On the other end of the political pendulum, the Joint Opposition is equally bankrupt. They repeat their calls to protect sovereignty, forgetting it was under the Rajapaksa regime that the country started selling sovereign bonds! Many of the problematic economic projects today, from the Port City to increasing privatisation of health with SAITM were initiated by them.   
And the previous President, despite claiming to be the son of the soil, was tripping over himself attempting to get an audience at Oxford, which repeatedly came to naught. Hypocrisy aside, neither nativist xenophobia nor the entrenchment of the statist worldview are the answers to the problems.

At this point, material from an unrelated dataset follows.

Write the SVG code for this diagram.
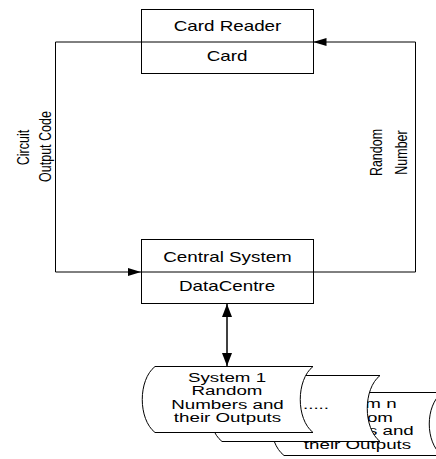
<svg xmlns="http://www.w3.org/2000/svg" width="436" height="459" viewBox="0 0 436 459">
<style>
.box{fill:#fff;stroke:#000;stroke-width:1}
.div{stroke:#000;stroke-width:1;fill:none}
.conn{stroke:#000;stroke-width:1;fill:none}
.t{font-family:"Liberation Sans",Arial,sans-serif;font-size:14.7px;fill:#000;text-anchor:middle}
.s{font-family:"Liberation Sans",Arial,sans-serif;font-size:13.5px;fill:#000;text-anchor:middle}
.r{font-family:"Liberation Sans",Arial,sans-serif;font-size:12.5px;fill:#000;text-anchor:middle}
.store{fill:#fff;stroke:#000;stroke-width:1}
</style>
<defs>
<marker id="ah" markerWidth="13" markerHeight="8" refX="13" refY="4" orient="auto" markerUnits="userSpaceOnUse">
<path d="M0,0 L13,4 L0,8 Z" fill="#000"/>
</marker>
<marker id="ah2" markerWidth="13" markerHeight="10" refX="13" refY="5" orient="auto-start-reverse" markerUnits="userSpaceOnUse">
<path d="M0,0 L13,5 L0,10 Z" fill="#000"/>
</marker>
</defs>

<g id="storage-n">
<path class="store" d="M284,392.5 L442,392.5 C425,406 425,442 442,455.5 L284,455.5 C267,442 267,406 284,392.5 Z"/>
<text class="s" transform="translate(357.5,408) scale(1.39,1)">System n</text>
<text class="s" transform="translate(357.5,421.5) scale(1.39,1)">Random</text>
<text class="s" transform="translate(357.5,435) scale(1.39,1)">Numbers and</text>
<text class="s" transform="translate(357.5,448.5) scale(1.39,1)">their Outputs</text>
</g>

<g id="storage-2">
<path class="store" d="M222,375.5 L380,375.5 C363,389 363,428 380,441.5 L222,441.5 C205,428 205,389 222,375.5 Z"/>
<text class="s" transform="translate(316,409) scale(1.39,1)">.....</text>
</g>

<g id="storage-1">
<path class="store" d="M155,366.5 L313,366.5 C296,380 296,419 313,432.5 L155,432.5 C138,419 138,380 155,366.5 Z"/>
<text class="s" transform="translate(227,381.5) scale(1.39,1)">System 1</text>
<text class="s" transform="translate(227,395) scale(1.39,1)">Random</text>
<text class="s" transform="translate(227.5,408.5) scale(1.39,1)">Numbers and</text>
<text class="s" transform="translate(227.5,422) scale(1.39,1)">their Outputs</text>
</g>

<g id="card-reader">
<rect class="box" x="141.5" y="9.5" width="172" height="64"/>
<line class="div" x1="141.5" y1="42" x2="313.5" y2="42"/>
<text class="t" transform="translate(227.5,31) scale(1.28,1)">Card Reader</text>
<text class="t" transform="translate(227,61) scale(1.28,1)">Card</text>
</g>

<g id="central-system">
<rect class="box" x="141.5" y="239.5" width="172" height="64"/>
<line class="div" x1="141.5" y1="272" x2="313.5" y2="272"/>
<text class="t" transform="translate(227.5,261.5) scale(1.28,1)">Central System</text>
<text class="t" transform="translate(227,291) scale(1.28,1)">DataCentre</text>
</g>

<g id="connectors">
<path class="conn" d="M141.5,42 L55.5,42 L55.5,272 L141,272" marker-end="url(#ah)"/>
<path class="conn" d="M313.5,272 L415.5,272 L415.5,42 L313.5,42" marker-end="url(#ah)"/>
<line x1="227" y1="304" x2="227" y2="366" stroke="#000" stroke-width="1.5" marker-start="url(#ah2)" marker-end="url(#ah2)"/>
<text class="r" transform="translate(29,147.5) scale(1.25,1) rotate(-90)">Circuit</text>
<text class="r" transform="translate(51,146.5) scale(1.25,1) rotate(-90)">Output Code</text>
<text class="r" transform="translate(382,152.5) scale(1.25,1) rotate(-90)">Random</text>
<text class="r" transform="translate(407,152.5) scale(1.25,1) rotate(-90)">Number</text>
</g>
</svg>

If we leave it to the lunatic fringe of nationalists in both the South and North, who seem to be the happiest of friends for their own survival, we will only end up deeper in the pit of polarised stagnation that has been the tragic history of our country.   

 

 


With Sri Lanka at the crossroads in a time of global turmoil, it is high time we eschewed our colonial mind-set of looking for solutions in the West. Rather, we must learn from struggles in other countries like ours, against their neoliberal states enriching their elites and critiques of similar forms of Western tutelage. More importantly, we must listen carefully to the protests of our people for land and housing, for sustainable agriculture and fisheries, for free healthcare and education, and for permanent work and decent working conditions. 
These notes I hope can begin to sketch the alternatives that ordinary people themselves are seeking through their courageous resistance. And that necessarily entails a critique of the international order, the state and the rising nationalist forces.